Depuis sa jeep, Soualed a également accès au système numérique de l’armée appelé le DGA (Digital Ground Army system), qui génère une carte d’état-major informatisée montrant en temps réel la localisation des forces amies et ennemies sur le terrain. Toutefois, explique-t-il, « en fin de compte, tout ce dont on a besoin, c’est l’instinct et la capacité à manœuvrer afin de gagner des endroits auxquels seuls les animaux sauvages comme les renards ou les bouquetins ont accès ».
L’environnement lui-même fournit les outils qui maintiennent les pisteurs à l’affût et leur permettent de voir ce que les autres ne voient pas. Le fait que les Bédouins viennent d’un environnement rural paisible représente un important avantage. En outre, ils parlent arabe et « ils ont presque la même mentalité que ceux qui sont de l’autre côté, presque les mêmes modes de comportement. Toutes ces choses constituent des avantages pour les pisteurs », affirme Soualed.
« Les terroristes ont beaucoup appris »
Dans quelques jours, l’unité entamera un exercice de deux semaines, dont les pisteurs devront tirer des enseignements pour s’améliorer, comme le font au même moment ceux qui sont de l’autre côté de la frontière. « L’ennemi cherche à se perfectionner.

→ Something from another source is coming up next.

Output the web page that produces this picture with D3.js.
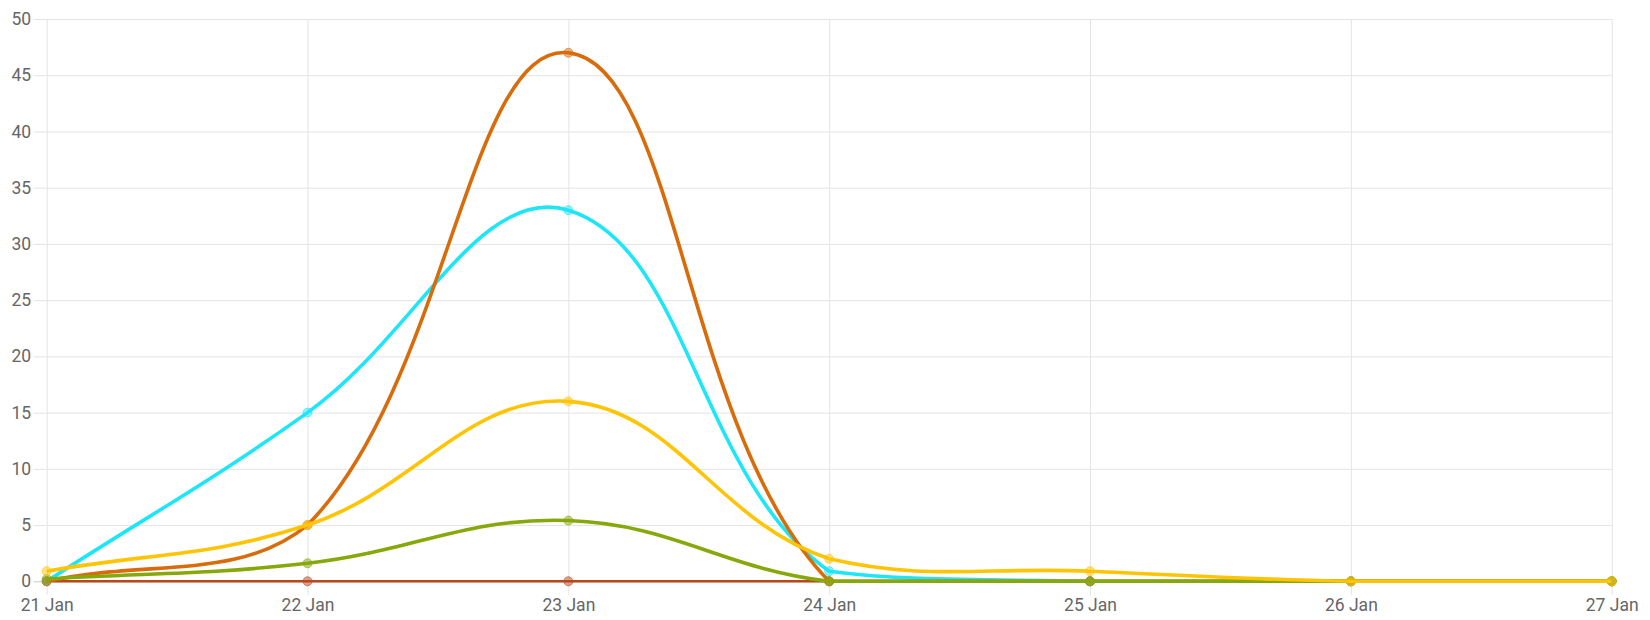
<!DOCTYPE html>
<html>
<head>
<meta charset="utf-8">
<script src="https://cdn.jsdelivr.net/npm/d3@7"></script>
<style>
  html, body { margin: 0; padding: 0; background: #fff; }
  svg { display: block; }
</style>
</head>
<body>
<svg id="chart" width="1650" height="620"></svg>
<script>
// ---- data ----
const dates = ["21 Jan", "22 Jan", "23 Jan", "24 Jan", "25 Jan", "26 Jan", "27 Jan"];
const yTicks = [0, 5, 10, 15, 20, 25, 30, 35, 40, 45, 50];
const redVals    = [0, 0, 0, 0, 0, 0, 0];
const greenVals  = [0.2, 1.6, 5.4, 0, 0, 0, 0];
const cyanVals   = [0, 15, 33, 0.9, 0, 0, 0];
const orangeVals = [0, 5, 47, 0, 0, 0, 0];
const yellowVals = [0.9, 5, 16, 2, 0.9, 0, 0];

// draw order: first = bottom
const series = [
  { name: "red",    values: redVals,    color: "#b9471c", width: 2.4 },
  { name: "cyan",   values: cyanVals,   color: "#1de6f8", width: 3.6 },
  { name: "orange", values: orangeVals, color: "#d86c0a", width: 3.6 },
  { name: "green",  values: greenVals,  color: "#86a80b", width: 3.6 },
  { name: "yellow", values: yellowVals, color: "#ffc404", width: 3.6 }
];

const W = 1650, H = 620;
const margin = { left: 46.7, right: 38.3, top: 19, bottom: 38.7 };
const svg = d3.select("#chart");
const pLeft = margin.left, pRight = W - margin.right, pTop = margin.top, pBottom = H - margin.bottom;

const x = d3.scalePoint().domain(dates).range([pLeft, pRight]);
const y = d3.scaleLinear().domain([0, 50]).range([pBottom, pTop]);

// grid
const grid = svg.append("g");
grid.selectAll("line.h").data(yTicks).join("line")
  .attr("x1", pLeft - 13).attr("x2", pRight)
  .attr("y1", d => y(d) + 0.5).attr("y2", d => y(d) + 0.5)
  .attr("stroke", d => d === 0 ? "#c8c8c8" : "#e4e4e4").attr("stroke-width", 1);
grid.selectAll("line.v").data(dates).join("line")
  .attr("x1", d => x(d) + 0.5).attr("x2", d => x(d) + 0.5)
  .attr("y1", pTop).attr("y2", pBottom + 14)
  .attr("stroke", "#e4e4e4").attr("stroke-width", 1);

// axes labels
const yAxis = d3.axisLeft(y).tickValues(yTicks).tickSize(0).tickPadding(15.5);
const gy = svg.append("g").attr("transform", `translate(${pLeft},0)`).call(yAxis);
gy.select(".domain").remove();
gy.selectAll("text").attr("fill", "#666").style("font-family", "Roboto, Arial, sans-serif").style("font-size", "17.5px");

const xAxis = d3.axisBottom(x).tickSize(0).tickPadding(17);
const gx = svg.append("g").attr("transform", `translate(0,${pBottom})`).call(xAxis);
gx.select(".domain").remove();
gx.selectAll("text").attr("fill", "#666").style("font-family", "Roboto, Arial, sans-serif").style("font-size", "17.5px");

// Chart.js-like spline (tension 0.4) with control points capped to chart area
function splinePath(pts, t) {
  const n = pts.length;
  const cap = p => ({ x: Math.max(pLeft, Math.min(pRight, p.x)), y: Math.max(pTop, Math.min(pBottom, p.y)) });
  const cps = pts.map((cur, i) => {
    const prev = i > 0 ? pts[i - 1] : cur;
    const next = i < n - 1 ? pts[i + 1] : cur;
    const d01 = Math.hypot(cur.x - prev.x, cur.y - prev.y);
    const d12 = Math.hypot(next.x - cur.x, next.y - cur.y);
    let s01 = d01 / (d01 + d12), s12 = d12 / (d01 + d12);
    if (isNaN(s01)) s01 = 0;
    if (isNaN(s12)) s12 = 0;
    const fa = t * s01, fb = t * s12;
    return {
      p: cap({ x: cur.x - fa * (next.x - prev.x), y: cur.y - fa * (next.y - prev.y) }),
      n: cap({ x: cur.x + fb * (next.x - prev.x), y: cur.y + fb * (next.y - prev.y) })
    };
  });
  const path = d3.path();
  path.moveTo(pts[0].x, pts[0].y);
  for (let i = 1; i < n; i++) {
    path.bezierCurveTo(cps[i - 1].n.x, cps[i - 1].n.y, cps[i].p.x, cps[i].p.y, pts[i].x, pts[i].y);
  }
  return path.toString();
}

const plot = svg.append("g");
series.forEach(s => {
  const pts = s.values.map((v, i) => ({ x: x(dates[i]), y: y(v) }));
  const g = plot.append("g");
  g.append("path")
    .attr("d", splinePath(pts, 0.4))
    .attr("fill", "none")
    .attr("stroke", s.color)
    .attr("stroke-width", s.width)
    .attr("stroke-linejoin", "round");
  g.selectAll("circle").data(pts).join("circle")
    .attr("cx", d => d.x).attr("cy", d => d.y).attr("r", 4.5)
    .attr("fill", s.color).attr("fill-opacity", 0.5)
    .attr("stroke", s.color).attr("stroke-opacity", 0.6).attr("stroke-width", 1);
});
</script>
</body>
</html>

Il s’agit en fait d’une bataille d’intelligence », souligne Soualed. Les terroristes qui tentent de s’infiltrer deviennent de plus en plus experts dans l’art de dissimuler leurs traces.
Soualed refuse de nous en dire davantage sur la façon dont les pisteurs affrontent cette difficulté, sécurité oblige. Il se contente de signaler que l’apprentissage se fait toujours sur le terrain, « et non dans une salle de classe. Ces dernières années, les terroristes ont beaucoup appris et ils ont évolué. Alors nous aussi, nous apprenons et nous évoluons.
« Il faut voir tout cela comme un puzzle. Nous assemblons des morceaux pour produire un tableau d’ensemble. Nous ramassons toutes sortes de mini-pistes. Nous ne travaillons jamais seuls : les pisteurs se déplacent par équipes de deux ou trois. Cela donne une vision et des perspectives plus grandes. Et nous recevons toujours le concours d’un officier de la branche opérationnelle. « Dans une certaine mesure, nous œuvrons en collaboration avec le monde du renseignement. Mais nous n’avons pas besoin de savoir absolument tout. »
Les poursuites durant généralement trois ou quatre jours, les pisteurs sont souvent en mission. Chacun d’eux doit se tenir prêt à partir dans le désert à tout moment.
Posté avec nous sur une hauteur qui domine Eilat et les eaux cristallines de la mer Rouge, Soualed sourit ; les vacanciers de la station balnéaire qui s’étend en contrebas, dit-il, n’ont certainement pas conscience de tout ce que fait l’armée pour protéger la ville.
« Et c’est une ville que j’ai fini par beaucoup aimer… » confie-t-il.